» **DATA FOR PROCESSING**:

--

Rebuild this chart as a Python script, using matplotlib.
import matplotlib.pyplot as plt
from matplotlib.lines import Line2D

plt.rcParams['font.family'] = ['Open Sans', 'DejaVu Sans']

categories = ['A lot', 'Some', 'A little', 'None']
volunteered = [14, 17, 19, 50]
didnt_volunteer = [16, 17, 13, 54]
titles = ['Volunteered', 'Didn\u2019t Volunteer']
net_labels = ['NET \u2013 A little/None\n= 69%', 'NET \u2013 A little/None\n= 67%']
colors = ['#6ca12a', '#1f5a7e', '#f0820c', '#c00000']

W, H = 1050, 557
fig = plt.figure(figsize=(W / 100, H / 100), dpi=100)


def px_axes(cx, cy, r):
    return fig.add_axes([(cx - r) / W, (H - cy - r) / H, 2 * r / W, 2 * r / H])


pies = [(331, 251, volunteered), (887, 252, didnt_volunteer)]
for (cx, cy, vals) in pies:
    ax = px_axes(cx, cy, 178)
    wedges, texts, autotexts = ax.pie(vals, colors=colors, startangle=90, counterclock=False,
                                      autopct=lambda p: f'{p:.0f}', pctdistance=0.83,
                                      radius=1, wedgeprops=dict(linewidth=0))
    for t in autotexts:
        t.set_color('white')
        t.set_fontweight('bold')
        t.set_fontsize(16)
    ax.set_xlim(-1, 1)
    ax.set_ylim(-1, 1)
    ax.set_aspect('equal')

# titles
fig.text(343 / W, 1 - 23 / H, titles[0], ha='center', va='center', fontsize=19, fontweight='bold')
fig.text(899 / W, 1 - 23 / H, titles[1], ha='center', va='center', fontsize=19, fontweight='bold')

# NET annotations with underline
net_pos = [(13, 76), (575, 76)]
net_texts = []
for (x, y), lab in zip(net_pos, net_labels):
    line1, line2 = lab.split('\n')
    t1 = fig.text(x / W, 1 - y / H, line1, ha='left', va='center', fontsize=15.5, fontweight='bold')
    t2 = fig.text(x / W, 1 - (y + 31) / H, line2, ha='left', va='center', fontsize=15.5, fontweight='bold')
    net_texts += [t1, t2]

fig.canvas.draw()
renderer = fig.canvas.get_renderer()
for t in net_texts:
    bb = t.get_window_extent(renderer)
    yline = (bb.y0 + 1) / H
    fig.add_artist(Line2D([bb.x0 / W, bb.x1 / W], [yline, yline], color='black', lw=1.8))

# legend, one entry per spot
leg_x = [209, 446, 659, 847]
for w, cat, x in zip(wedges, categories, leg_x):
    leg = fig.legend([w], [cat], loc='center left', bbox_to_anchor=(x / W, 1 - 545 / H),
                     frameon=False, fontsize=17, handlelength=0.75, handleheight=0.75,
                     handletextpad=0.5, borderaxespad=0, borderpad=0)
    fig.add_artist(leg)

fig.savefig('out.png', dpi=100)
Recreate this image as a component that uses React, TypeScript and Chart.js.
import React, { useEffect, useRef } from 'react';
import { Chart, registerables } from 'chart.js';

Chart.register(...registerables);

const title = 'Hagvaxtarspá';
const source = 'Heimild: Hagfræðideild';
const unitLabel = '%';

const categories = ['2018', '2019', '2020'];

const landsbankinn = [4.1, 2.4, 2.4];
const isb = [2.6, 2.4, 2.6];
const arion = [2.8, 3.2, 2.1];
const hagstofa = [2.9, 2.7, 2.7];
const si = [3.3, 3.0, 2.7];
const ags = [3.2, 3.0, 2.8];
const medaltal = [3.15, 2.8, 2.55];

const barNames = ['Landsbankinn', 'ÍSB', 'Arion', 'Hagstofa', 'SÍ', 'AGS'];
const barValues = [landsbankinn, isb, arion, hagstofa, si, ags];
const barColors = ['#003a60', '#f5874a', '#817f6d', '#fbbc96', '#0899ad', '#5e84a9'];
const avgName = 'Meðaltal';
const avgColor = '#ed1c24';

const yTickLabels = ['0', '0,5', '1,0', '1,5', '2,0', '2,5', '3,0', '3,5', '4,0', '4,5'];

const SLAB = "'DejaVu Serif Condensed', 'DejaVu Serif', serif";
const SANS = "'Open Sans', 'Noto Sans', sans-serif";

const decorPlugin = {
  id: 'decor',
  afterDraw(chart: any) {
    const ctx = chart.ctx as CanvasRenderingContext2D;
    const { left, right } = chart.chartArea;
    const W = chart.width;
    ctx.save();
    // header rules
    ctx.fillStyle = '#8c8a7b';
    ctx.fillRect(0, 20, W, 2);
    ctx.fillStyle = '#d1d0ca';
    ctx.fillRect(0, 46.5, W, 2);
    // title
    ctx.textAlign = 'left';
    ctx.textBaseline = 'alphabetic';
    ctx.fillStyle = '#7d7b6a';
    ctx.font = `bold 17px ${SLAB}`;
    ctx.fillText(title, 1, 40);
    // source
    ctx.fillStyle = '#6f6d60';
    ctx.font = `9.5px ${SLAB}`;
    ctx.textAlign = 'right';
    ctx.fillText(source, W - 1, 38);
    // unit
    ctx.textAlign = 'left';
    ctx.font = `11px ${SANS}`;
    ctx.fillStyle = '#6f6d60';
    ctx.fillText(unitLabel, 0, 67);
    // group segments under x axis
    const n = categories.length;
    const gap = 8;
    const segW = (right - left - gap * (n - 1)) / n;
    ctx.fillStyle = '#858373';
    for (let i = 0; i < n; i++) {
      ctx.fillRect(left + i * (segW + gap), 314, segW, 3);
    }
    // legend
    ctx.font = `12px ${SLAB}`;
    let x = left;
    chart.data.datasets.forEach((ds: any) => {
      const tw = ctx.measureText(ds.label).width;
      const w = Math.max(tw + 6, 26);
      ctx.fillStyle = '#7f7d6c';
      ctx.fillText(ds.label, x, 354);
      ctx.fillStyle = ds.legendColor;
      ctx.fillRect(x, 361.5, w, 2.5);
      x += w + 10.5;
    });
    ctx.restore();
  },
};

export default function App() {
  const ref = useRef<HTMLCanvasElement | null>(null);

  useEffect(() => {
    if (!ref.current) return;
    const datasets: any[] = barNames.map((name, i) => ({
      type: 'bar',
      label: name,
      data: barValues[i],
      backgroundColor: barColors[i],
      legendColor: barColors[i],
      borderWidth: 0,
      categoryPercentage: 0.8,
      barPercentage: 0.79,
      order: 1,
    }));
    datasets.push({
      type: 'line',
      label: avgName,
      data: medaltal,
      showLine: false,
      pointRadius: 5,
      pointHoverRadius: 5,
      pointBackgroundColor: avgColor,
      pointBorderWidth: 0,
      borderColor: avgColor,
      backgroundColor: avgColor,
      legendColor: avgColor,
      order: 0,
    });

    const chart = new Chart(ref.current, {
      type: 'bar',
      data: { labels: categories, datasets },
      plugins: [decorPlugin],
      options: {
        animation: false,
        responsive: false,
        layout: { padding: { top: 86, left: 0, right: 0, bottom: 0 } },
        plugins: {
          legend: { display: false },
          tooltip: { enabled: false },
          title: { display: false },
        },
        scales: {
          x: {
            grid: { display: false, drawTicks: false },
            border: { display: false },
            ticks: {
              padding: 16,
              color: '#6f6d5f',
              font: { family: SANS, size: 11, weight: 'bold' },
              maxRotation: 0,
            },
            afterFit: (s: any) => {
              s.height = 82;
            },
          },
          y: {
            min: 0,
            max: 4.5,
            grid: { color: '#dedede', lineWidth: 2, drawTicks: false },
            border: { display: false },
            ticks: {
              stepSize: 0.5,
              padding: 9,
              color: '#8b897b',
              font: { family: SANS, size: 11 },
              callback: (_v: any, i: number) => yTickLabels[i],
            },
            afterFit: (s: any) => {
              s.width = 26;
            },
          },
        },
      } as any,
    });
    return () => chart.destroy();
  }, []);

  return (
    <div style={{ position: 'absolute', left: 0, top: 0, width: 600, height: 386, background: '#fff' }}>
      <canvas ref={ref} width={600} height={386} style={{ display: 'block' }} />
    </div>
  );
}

--

» **EXERCISE DESCRIPTION**:
Reproduce the entries exactly, starting at their first line and stopping after the line with "fig = plt.figure(figsize=(W".

» **CORRECT RESPONSE**:
Rebuild this chart as a Python script, using matplotlib.
import matplotlib.pyplot as plt
from matplotlib.lines import Line2D

plt.rcParams['font.family'] = ['Open Sans', 'DejaVu Sans']

categories = ['A lot', 'Some', 'A little', 'None']
volunteered = [14, 17, 19, 50]
didnt_volunteer = [16, 17, 13, 54]
titles = ['Volunteered', 'Didn\u2019t Volunteer']
net_labels = ['NET \u2013 A little/None\n= 69%', 'NET \u2013 A little/None\n= 67%']
colors = ['#6ca12a', '#1f5a7e', '#f0820c', '#c00000']

W, H = 1050, 557
fig = plt.figure(figsize=(W / 100, H / 100), dpi=100)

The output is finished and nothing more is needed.